**** AVAILABLE DATA ****

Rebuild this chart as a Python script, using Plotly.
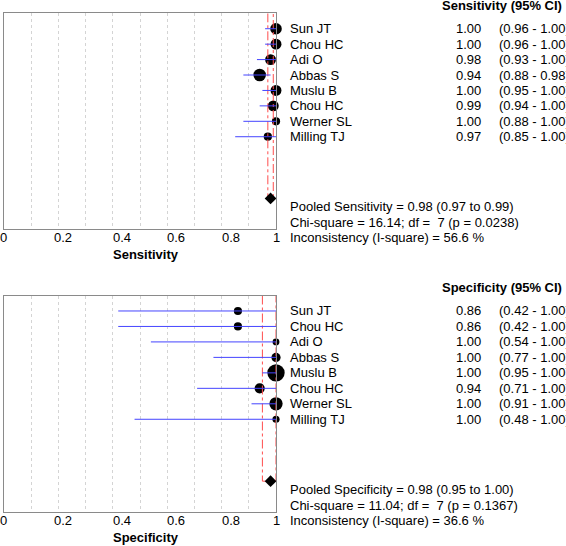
import plotly.graph_objects as go

W, H = 566, 546

studies = ["Sun JT", "Chou HC", "Adi O", "Abbas S", "Muslu B", "Chou HC", "Werner SL", "Milling TJ"]

sens_est = [1.00, 1.00, 0.98, 0.94, 1.00, 0.99, 1.00, 0.97]
sens_lo = [0.96, 0.96, 0.93, 0.88, 0.95, 0.94, 0.88, 0.85]
sens_hi = [1.00, 1.00, 1.00, 0.98, 1.00, 1.00, 1.00, 1.00]
sens_weight = [14.9, 13.2, 13.2, 17.5, 13.2, 13.2, 7.5, 7.5]
sens_pooled = [0.98, 0.97, 0.99]
sens_stats = [16.14, 7, 0.0238, 56.6]

spec_est = [0.86, 0.86, 1.00, 1.00, 1.00, 0.94, 1.00, 1.00]
spec_lo = [0.42, 0.42, 0.54, 0.77, 0.95, 0.71, 0.91, 0.48]
spec_hi = [1.00, 1.00, 1.00, 1.00, 1.00, 1.00, 1.00, 1.00]
spec_weight = [7.4, 7.4, 5.2, 9.4, 33.6, 11.6, 19.6, 5.7]
spec_pooled = [0.98, 0.95, 1.00]
spec_stats = [11.04, 7, 0.1367, 36.6]

tick_vals = [0, 0.2, 0.4, 0.6, 0.8, 1]
tick_text = ["0", "0.2", "0.4", "0.6", "0.8", "1"]
tick_shift = [-1, 5, 9, 9, 9, 0]

FONT = "Liberation Sans, Arial, sans-serif"
X0, X1 = 4, 276
NROWS = 14
POOL_ROW = 12

fig = go.Figure()
annotations = []


def px(x):
    return x / W


def py(y):
    return 1 - y / H


def panel(idx, top, bottom, name, est, lo, hi, weight, pooled, stats):
    xa = "x" if idx == 1 else "x%d" % idx
    ya = "y" if idx == 1 else "y%d" % idx
    rows = list(range(1, len(est) + 1))

    def ry(row):
        return py(top + row * (bottom - top) / NROWS)

    # study point estimates
    fig.add_trace(go.Scatter(
        x=est, y=rows, mode="markers", xaxis=xa, yaxis=ya, cliponaxis=False,
        marker=dict(size=[3.0 * w ** 0.5 for w in weight], color="black",
                    opacity=1, line=dict(width=0)),
        showlegend=False, hoverinfo="skip"))
    # pooled CI bracket
    fig.add_trace(go.Scatter(
        x=[pooled[1], pooled[1], pooled[2], pooled[2]],
        y=[0, POOL_ROW, POOL_ROW, 0], mode="lines", xaxis=xa, yaxis=ya,
        cliponaxis=False,
        line=dict(color="#ff4d4d", width=1, dash="dashdot"),
        showlegend=False, hoverinfo="skip"))
    # CI lines
    cx, cy = [], []
    for r, l, h in zip(rows, lo, hi):
        cx += [l, h, None]
        cy += [r, r, None]
    fig.add_trace(go.Scatter(
        x=cx, y=cy, mode="lines", xaxis=xa, yaxis=ya, cliponaxis=False,
        line=dict(color="#4444ff", width=1),
        showlegend=False, hoverinfo="skip"))
    # pooled diamond
    fig.add_trace(go.Scatter(
        x=[pooled[0]], y=[POOL_ROW], mode="markers", xaxis=xa, yaxis=ya,
        cliponaxis=False,
        marker=dict(symbol="diamond", size=9, color="black", opacity=1,
                    line=dict(width=0)),
        showlegend=False, hoverinfo="skip"))

    dom_x = [px(X0), px(X1)]
    dom_y = [py(bottom), py(top)]
    axis_common = dict(showline=True, linecolor="#8a8a8a", linewidth=1, mirror=True,
                       ticks="", showticklabels=False, zeroline=False)
    fig.update_layout(**{
        ("xaxis" if idx == 1 else "xaxis%d" % idx): dict(
            domain=dom_x, range=[0, 1], anchor=ya, dtick=0.1, tick0=0,
            showgrid=True, gridcolor="#d4d4d4", griddash="dot", gridwidth=1,
            **axis_common),
        ("yaxis" if idx == 1 else "yaxis%d" % idx): dict(
            domain=dom_y, range=[NROWS, 0], anchor=xa, showgrid=False,
            **axis_common),
    })

    f = dict(family=FONT, size=13, color="black")
    fb = dict(family=FONT, size=13, color="black", weight="bold")
    # header
    annotations.append(dict(x=px(564), y=ry(-0.5), xref="paper", yref="paper",
                            text="<b>%s (95%% CI)</b>" % name, showarrow=False,
                            xanchor="right", yanchor="middle", font=fb))
    for r, s, e, l, h in zip(rows, studies, est, lo, hi):
        annotations.append(dict(x=px(288), y=ry(r), xref="paper", yref="paper",
                                text=s, showarrow=False, xanchor="left",
                                yanchor="middle", font=f))
        annotations.append(dict(x=px(483), y=ry(r), xref="paper", yref="paper",
                                text="%.2f" % e, showarrow=False, xanchor="right",
                                yanchor="middle", font=f))
        annotations.append(dict(x=px(497), y=ry(r), xref="paper", yref="paper",
                                text="(%.2f - %.2f)" % (l, h), showarrow=False,
                                xanchor="left", yanchor="middle", font=f))
    lines = [
        "Pooled %s = %.2f (%.2f to %.2f)" % (name, pooled[0], pooled[1], pooled[2]),
        "Chi-square = %.2f; df =  %d (p = %.4f)" % (stats[0], stats[1], stats[2]),
        "Inconsistency (I-square) = %.1f %%" % stats[3],
    ]
    for i, t in enumerate(lines):
        annotations.append(dict(x=px(288), y=ry(12.55 + i), xref="paper", yref="paper",
                                text=t, showarrow=False, xanchor="left",
                                yanchor="middle", font=f))
    # tick labels
    for v, t, s in zip(tick_vals, tick_text, tick_shift):
        annotations.append(dict(x=v, y=ry(14.55), xref=xa, yref="paper", text=t,
                                showarrow=False, xanchor="center", yanchor="middle",
                                xshift=s, font=f))
    # axis title
    annotations.append(dict(x=px(146), y=ry(15.65), xref="paper", yref="paper",
                            text="<b>%s</b>" % name, showarrow=False,
                            xanchor="center", yanchor="middle", font=fb))


panel(1, 13.3, 229.3, "Sensitivity", sens_est, sens_lo, sens_hi, sens_weight,
      sens_pooled, sens_stats)
panel(2, 295.5, 512.1, "Specificity", spec_est, spec_lo, spec_hi, spec_weight,
      spec_pooled, spec_stats)

fig.update_layout(
    width=W, height=H, margin=dict(l=0, r=0, t=0, b=0),
    paper_bgcolor="white", plot_bgcolor="white",
    annotations=annotations, showlegend=False,
    font=dict(family=FONT, size=13, color="black"),
)

fig.write_html("out.html",
               config={"displayModeBar": False},
               post_script="document.body.style.margin='0';"
                           "document.body.style.overflow='hidden';")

****

EXERCISE >> Leave out the pictures and copy the rest of the material above exactly.

OUTPUT BELOW >>
Rebuild this chart as a Python script, using Plotly.
import plotly.graph_objects as go

W, H = 566, 546

studies = ["Sun JT", "Chou HC", "Adi O", "Abbas S", "Muslu B", "Chou HC", "Werner SL", "Milling TJ"]

sens_est = [1.00, 1.00, 0.98, 0.94, 1.00, 0.99, 1.00, 0.97]
sens_lo = [0.96, 0.96, 0.93, 0.88, 0.95, 0.94, 0.88, 0.85]
sens_hi = [1.00, 1.00, 1.00, 0.98, 1.00, 1.00, 1.00, 1.00]
sens_weight = [14.9, 13.2, 13.2, 17.5, 13.2, 13.2, 7.5, 7.5]
sens_pooled = [0.98, 0.97, 0.99]
sens_stats = [16.14, 7, 0.0238, 56.6]

spec_est = [0.86, 0.86, 1.00, 1.00, 1.00, 0.94, 1.00, 1.00]
spec_lo = [0.42, 0.42, 0.54, 0.77, 0.95, 0.71, 0.91, 0.48]
spec_hi = [1.00, 1.00, 1.00, 1.00, 1.00, 1.00, 1.00, 1.00]
spec_weight = [7.4, 7.4, 5.2, 9.4, 33.6, 11.6, 19.6, 5.7]
spec_pooled = [0.98, 0.95, 1.00]
spec_stats = [11.04, 7, 0.1367, 36.6]

tick_vals = [0, 0.2, 0.4, 0.6, 0.8, 1]
tick_text = ["0", "0.2", "0.4", "0.6", "0.8", "1"]
tick_shift = [-1, 5, 9, 9, 9, 0]

FONT = "Liberation Sans, Arial, sans-serif"
X0, X1 = 4, 276
NROWS = 14
POOL_ROW = 12

fig = go.Figure()
annotations = []


def px(x):
    return x / W


def py(y):
    return 1 - y / H


def panel(idx, top, bottom, name, est, lo, hi, weight, pooled, stats):
    xa = "x" if idx == 1 else "x%d" % idx
    ya = "y" if idx == 1 else "y%d" % idx
    rows = list(range(1, len(est) + 1))

    def ry(row):
        return py(top + row * (bottom - top) / NROWS)

    # study point estimates
    fig.add_trace(go.Scatter(
        x=est, y=rows, mode="markers", xaxis=xa, yaxis=ya, cliponaxis=False,
        marker=dict(size=[3.0 * w ** 0.5 for w in weight], color="black",
                    opacity=1, line=dict(width=0)),
        showlegend=False, hoverinfo="skip"))
    # pooled CI bracket
    fig.add_trace(go.Scatter(
        x=[pooled[1], pooled[1], pooled[2], pooled[2]],
        y=[0, POOL_ROW, POOL_ROW, 0], mode="lines", xaxis=xa, yaxis=ya,
        cliponaxis=False,
        line=dict(color="#ff4d4d", width=1, dash="dashdot"),
        showlegend=False, hoverinfo="skip"))
    # CI lines
    cx, cy = [], []
    for r, l, h in zip(rows, lo, hi):
        cx += [l, h, None]
        cy += [r, r, None]
    fig.add_trace(go.Scatter(
        x=cx, y=cy, mode="lines", xaxis=xa, yaxis=ya, cliponaxis=False,
        line=dict(color="#4444ff", width=1),
        showlegend=False, hoverinfo="skip"))
    # pooled diamond
    fig.add_trace(go.Scatter(
        x=[pooled[0]], y=[POOL_ROW], mode="markers", xaxis=xa, yaxis=ya,
        cliponaxis=False,
        marker=dict(symbol="diamond", size=9, color="black", opacity=1,
                    line=dict(width=0)),
        showlegend=False, hoverinfo="skip"))

    dom_x = [px(X0), px(X1)]
    dom_y = [py(bottom), py(top)]
    axis_common = dict(showline=True, linecolor="#8a8a8a", linewidth=1, mirror=True,
                       ticks="", showticklabels=False, zeroline=False)
    fig.update_layout(**{
        ("xaxis" if idx == 1 else "xaxis%d" % idx): dict(
            domain=dom_x, range=[0, 1], anchor=ya, dtick=0.1, tick0=0,
            showgrid=True, gridcolor="#d4d4d4", griddash="dot", gridwidth=1,
            **axis_common),
        ("yaxis" if idx == 1 else "yaxis%d" % idx): dict(
            domain=dom_y, range=[NROWS, 0], anchor=xa, showgrid=False,
            **axis_common),
    })

    f = dict(family=FONT, size=13, color="black")
    fb = dict(family=FONT, size=13, color="black", weight="bold")
    # header
    annotations.append(dict(x=px(564), y=ry(-0.5), xref="paper", yref="paper",
                            text="<b>%s (95%% CI)</b>" % name, showarrow=False,
                            xanchor="right", yanchor="middle", font=fb))
    for r, s, e, l, h in zip(rows, studies, est, lo, hi):
        annotations.append(dict(x=px(288), y=ry(r), xref="paper", yref="paper",
                                text=s, showarrow=False, xanchor="left",
                                yanchor="middle", font=f))
        annotations.append(dict(x=px(483), y=ry(r), xref="paper", yref="paper",
                                text="%.2f" % e, showarrow=False, xanchor="right",
                                yanchor="middle", font=f))
        annotations.append(dict(x=px(497), y=ry(r), xref="paper", yref="paper",
                                text="(%.2f - %.2f)" % (l, h), showarrow=False,
                                xanchor="left", yanchor="middle", font=f))
    lines = [
        "Pooled %s = %.2f (%.2f to %.2f)" % (name, pooled[0], pooled[1], pooled[2]),
        "Chi-square = %.2f; df =  %d (p = %.4f)" % (stats[0], stats[1], stats[2]),
        "Inconsistency (I-square) = %.1f %%" % stats[3],
    ]
    for i, t in enumerate(lines):
        annotations.append(dict(x=px(288), y=ry(12.55 + i), xref="paper", yref="paper",
                                text=t, showarrow=False, xanchor="left",
                                yanchor="middle", font=f))
    # tick labels
    for v, t, s in zip(tick_vals, tick_text, tick_shift):
        annotations.append(dict(x=v, y=ry(14.55), xref=xa, yref="paper", text=t,
                                showarrow=False, xanchor="center", yanchor="middle",
                                xshift=s, font=f))
    # axis title
    annotations.append(dict(x=px(146), y=ry(15.65), xref="paper", yref="paper",
                            text="<b>%s</b>" % name, showarrow=False,
                            xanchor="center", yanchor="middle", font=fb))


panel(1, 13.3, 229.3, "Sensitivity", sens_est, sens_lo, sens_hi, sens_weight,
      sens_pooled, sens_stats)
panel(2, 295.5, 512.1, "Specificity", spec_est, spec_lo, spec_hi, spec_weight,
      spec_pooled, spec_stats)

fig.update_layout(
    width=W, height=H, margin=dict(l=0, r=0, t=0, b=0),
    paper_bgcolor="white", plot_bgcolor="white",
    annotations=annotations, showlegend=False,
    font=dict(family=FONT, size=13, color="black"),
)

fig.write_html("out.html",
               config={"displayModeBar": False},
               post_script="document.body.style.margin='0';"
                           "document.body.style.overflow='hidden';")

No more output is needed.